»»
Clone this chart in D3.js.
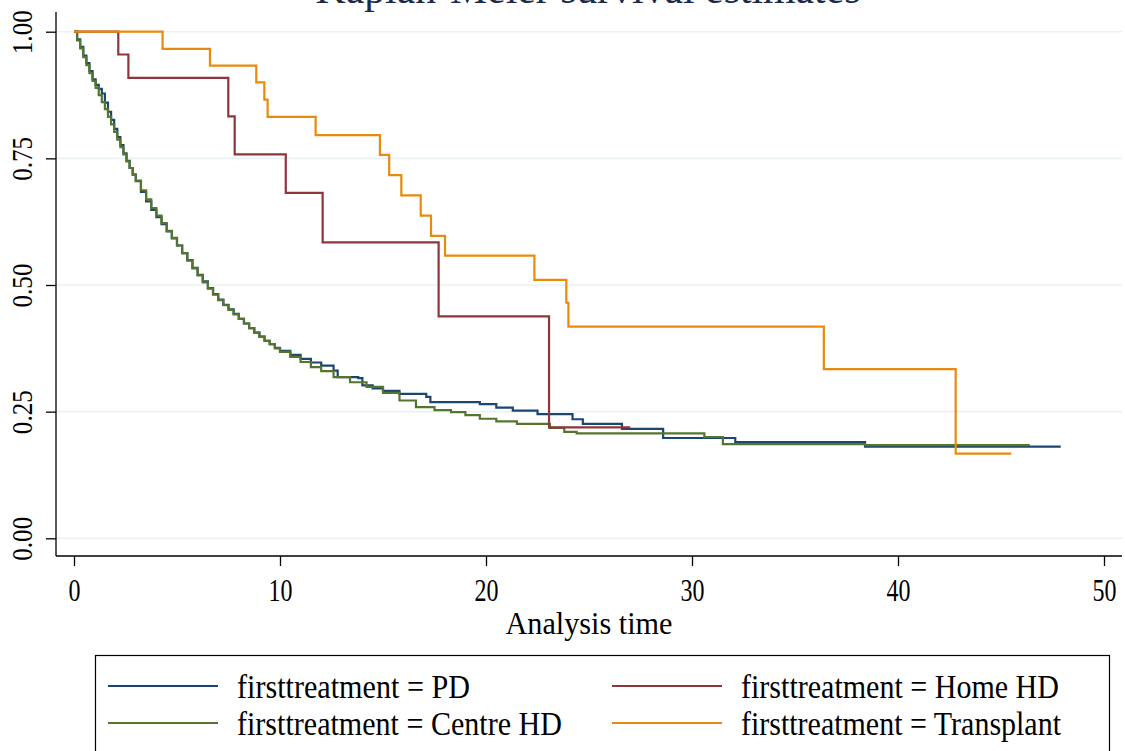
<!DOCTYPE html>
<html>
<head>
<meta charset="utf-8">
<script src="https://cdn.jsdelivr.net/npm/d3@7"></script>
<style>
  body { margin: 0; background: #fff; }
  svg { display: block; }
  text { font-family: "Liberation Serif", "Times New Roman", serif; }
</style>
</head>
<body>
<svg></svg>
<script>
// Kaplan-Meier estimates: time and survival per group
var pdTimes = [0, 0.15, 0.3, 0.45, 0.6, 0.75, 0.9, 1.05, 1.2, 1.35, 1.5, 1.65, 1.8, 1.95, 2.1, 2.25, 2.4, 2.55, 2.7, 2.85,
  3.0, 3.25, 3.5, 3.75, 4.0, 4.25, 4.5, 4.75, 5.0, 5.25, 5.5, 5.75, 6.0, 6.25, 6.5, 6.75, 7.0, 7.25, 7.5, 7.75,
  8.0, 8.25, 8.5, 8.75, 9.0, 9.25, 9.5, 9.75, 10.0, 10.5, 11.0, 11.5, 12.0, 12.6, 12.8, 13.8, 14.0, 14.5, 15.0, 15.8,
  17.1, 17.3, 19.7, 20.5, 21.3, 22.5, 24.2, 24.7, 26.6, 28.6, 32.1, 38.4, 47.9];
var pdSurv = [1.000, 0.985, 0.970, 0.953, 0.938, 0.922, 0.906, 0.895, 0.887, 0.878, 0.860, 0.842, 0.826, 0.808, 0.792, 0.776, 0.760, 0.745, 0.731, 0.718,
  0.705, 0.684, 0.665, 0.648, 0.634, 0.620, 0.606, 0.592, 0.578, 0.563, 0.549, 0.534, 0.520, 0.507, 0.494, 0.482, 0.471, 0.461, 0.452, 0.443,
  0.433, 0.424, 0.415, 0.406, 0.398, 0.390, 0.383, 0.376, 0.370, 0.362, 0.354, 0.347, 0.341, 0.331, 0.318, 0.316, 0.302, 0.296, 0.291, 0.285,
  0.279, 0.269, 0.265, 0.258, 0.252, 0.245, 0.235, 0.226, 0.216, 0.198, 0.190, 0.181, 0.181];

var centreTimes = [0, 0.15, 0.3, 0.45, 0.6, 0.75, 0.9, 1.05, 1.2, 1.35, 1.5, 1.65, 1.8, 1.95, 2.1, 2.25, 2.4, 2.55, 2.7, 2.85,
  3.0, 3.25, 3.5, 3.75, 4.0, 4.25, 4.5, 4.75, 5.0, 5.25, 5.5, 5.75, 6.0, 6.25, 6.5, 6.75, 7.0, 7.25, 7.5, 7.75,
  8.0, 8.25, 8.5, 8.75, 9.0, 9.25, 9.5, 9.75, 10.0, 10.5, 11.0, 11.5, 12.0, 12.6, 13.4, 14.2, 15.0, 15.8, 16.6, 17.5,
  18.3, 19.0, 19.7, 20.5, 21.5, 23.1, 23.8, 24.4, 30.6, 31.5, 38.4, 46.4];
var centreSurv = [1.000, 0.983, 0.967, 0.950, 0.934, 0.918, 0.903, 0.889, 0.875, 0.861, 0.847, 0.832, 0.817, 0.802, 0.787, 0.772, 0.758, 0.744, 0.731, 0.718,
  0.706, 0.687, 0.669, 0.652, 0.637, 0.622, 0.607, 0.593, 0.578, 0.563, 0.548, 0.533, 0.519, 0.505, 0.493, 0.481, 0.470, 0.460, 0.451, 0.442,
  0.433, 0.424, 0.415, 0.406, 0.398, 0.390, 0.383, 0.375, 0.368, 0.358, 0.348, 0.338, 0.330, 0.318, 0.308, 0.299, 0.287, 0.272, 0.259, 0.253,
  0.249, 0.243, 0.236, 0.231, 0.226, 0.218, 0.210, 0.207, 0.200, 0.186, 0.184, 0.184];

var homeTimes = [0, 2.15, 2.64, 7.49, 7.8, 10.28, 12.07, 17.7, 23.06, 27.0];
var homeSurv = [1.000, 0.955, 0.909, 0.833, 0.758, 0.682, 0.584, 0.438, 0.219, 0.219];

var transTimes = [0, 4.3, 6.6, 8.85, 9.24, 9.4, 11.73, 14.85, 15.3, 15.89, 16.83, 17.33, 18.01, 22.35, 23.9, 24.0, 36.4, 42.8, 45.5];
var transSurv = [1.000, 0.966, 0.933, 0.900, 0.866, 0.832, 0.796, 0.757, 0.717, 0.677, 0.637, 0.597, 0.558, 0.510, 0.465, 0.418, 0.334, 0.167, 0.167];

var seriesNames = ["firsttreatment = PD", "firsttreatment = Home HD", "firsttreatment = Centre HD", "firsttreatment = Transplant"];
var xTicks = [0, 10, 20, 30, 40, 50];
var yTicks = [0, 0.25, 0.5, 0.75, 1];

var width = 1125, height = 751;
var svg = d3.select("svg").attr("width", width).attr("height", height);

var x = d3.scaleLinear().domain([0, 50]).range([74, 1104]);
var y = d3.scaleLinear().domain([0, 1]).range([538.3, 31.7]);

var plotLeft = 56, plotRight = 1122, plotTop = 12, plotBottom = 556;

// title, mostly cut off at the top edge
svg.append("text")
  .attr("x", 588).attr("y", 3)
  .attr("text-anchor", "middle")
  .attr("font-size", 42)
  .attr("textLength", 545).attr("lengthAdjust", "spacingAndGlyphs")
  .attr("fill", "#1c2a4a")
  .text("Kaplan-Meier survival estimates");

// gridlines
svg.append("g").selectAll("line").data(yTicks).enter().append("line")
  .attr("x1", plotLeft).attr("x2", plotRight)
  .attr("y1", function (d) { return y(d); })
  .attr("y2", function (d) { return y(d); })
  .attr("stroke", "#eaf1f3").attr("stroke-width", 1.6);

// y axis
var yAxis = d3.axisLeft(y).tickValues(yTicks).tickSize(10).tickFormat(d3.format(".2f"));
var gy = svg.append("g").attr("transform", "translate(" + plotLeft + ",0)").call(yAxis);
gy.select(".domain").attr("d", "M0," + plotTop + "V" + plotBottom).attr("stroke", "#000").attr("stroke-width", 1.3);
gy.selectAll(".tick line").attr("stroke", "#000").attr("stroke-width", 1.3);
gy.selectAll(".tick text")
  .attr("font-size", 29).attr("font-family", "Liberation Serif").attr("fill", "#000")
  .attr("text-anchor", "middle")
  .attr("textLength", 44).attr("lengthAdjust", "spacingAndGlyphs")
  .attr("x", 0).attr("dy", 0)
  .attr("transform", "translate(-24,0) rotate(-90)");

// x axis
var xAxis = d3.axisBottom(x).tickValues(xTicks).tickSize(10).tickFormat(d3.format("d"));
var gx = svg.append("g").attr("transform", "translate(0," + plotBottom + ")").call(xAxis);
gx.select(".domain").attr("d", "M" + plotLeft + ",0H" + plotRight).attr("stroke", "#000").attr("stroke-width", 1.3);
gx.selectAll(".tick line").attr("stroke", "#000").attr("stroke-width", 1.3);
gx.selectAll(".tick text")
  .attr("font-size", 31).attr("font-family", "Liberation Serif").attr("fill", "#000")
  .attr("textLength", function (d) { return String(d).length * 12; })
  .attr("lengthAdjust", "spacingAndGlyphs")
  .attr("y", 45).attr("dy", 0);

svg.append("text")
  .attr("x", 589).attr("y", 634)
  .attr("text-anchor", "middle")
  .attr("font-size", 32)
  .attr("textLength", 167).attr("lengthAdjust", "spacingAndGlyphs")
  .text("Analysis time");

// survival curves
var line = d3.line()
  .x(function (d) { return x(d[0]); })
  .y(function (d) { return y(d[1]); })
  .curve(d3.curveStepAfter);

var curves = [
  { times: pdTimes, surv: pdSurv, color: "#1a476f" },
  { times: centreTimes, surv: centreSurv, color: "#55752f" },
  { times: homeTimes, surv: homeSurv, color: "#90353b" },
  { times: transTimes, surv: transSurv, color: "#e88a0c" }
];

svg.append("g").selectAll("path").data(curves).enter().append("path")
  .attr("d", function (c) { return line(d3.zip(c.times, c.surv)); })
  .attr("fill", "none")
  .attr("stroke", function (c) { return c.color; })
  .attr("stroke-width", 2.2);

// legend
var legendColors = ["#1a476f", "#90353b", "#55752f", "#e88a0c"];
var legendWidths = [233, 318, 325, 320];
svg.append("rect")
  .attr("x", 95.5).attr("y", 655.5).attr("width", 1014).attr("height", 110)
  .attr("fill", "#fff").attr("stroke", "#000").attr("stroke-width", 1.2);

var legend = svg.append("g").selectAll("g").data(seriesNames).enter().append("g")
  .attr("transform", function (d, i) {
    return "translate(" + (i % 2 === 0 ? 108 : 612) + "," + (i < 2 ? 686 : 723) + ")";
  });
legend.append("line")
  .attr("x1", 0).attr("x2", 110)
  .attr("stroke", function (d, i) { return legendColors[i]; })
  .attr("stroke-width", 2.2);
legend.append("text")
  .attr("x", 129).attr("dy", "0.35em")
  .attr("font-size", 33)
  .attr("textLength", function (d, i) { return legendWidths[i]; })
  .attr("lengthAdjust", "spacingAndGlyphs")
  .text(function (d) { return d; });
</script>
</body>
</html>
««
»»
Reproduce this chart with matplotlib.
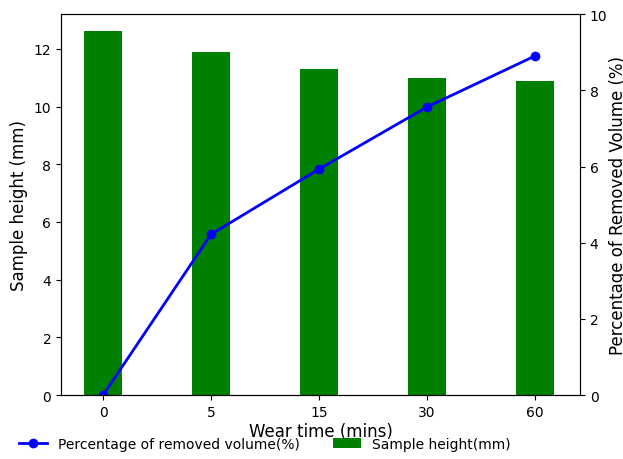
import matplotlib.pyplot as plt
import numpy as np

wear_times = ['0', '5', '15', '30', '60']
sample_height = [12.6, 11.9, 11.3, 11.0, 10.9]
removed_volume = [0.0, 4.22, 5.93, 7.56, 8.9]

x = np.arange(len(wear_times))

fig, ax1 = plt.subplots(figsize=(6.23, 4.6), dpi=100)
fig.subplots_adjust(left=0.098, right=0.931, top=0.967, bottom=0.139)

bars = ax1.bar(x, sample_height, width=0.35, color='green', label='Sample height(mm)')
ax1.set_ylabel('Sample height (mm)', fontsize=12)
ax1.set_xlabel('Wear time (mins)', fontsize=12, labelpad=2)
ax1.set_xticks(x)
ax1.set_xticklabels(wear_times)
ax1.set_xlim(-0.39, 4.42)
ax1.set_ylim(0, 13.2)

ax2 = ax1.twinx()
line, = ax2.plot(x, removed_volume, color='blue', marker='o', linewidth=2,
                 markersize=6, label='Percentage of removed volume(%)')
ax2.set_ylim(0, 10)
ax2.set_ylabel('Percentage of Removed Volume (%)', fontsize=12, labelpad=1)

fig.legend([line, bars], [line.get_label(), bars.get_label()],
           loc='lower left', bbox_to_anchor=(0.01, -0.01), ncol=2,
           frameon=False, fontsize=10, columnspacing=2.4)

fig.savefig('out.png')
««
* **Exercise aim**
Word for word, restate the lines beginning with the one that has "Reproduce this chart with matplotlib." and ending with the one that has "x = np.arange(len(wear_times))". Keep both ends and skip any pictures.

* **Right answer**
Reproduce this chart with matplotlib.
import matplotlib.pyplot as plt
import numpy as np

wear_times = ['0', '5', '15', '30', '60']
sample_height = [12.6, 11.9, 11.3, 11.0, 10.9]
removed_volume = [0.0, 4.22, 5.93, 7.56, 8.9]

x = np.arange(len(wear_times))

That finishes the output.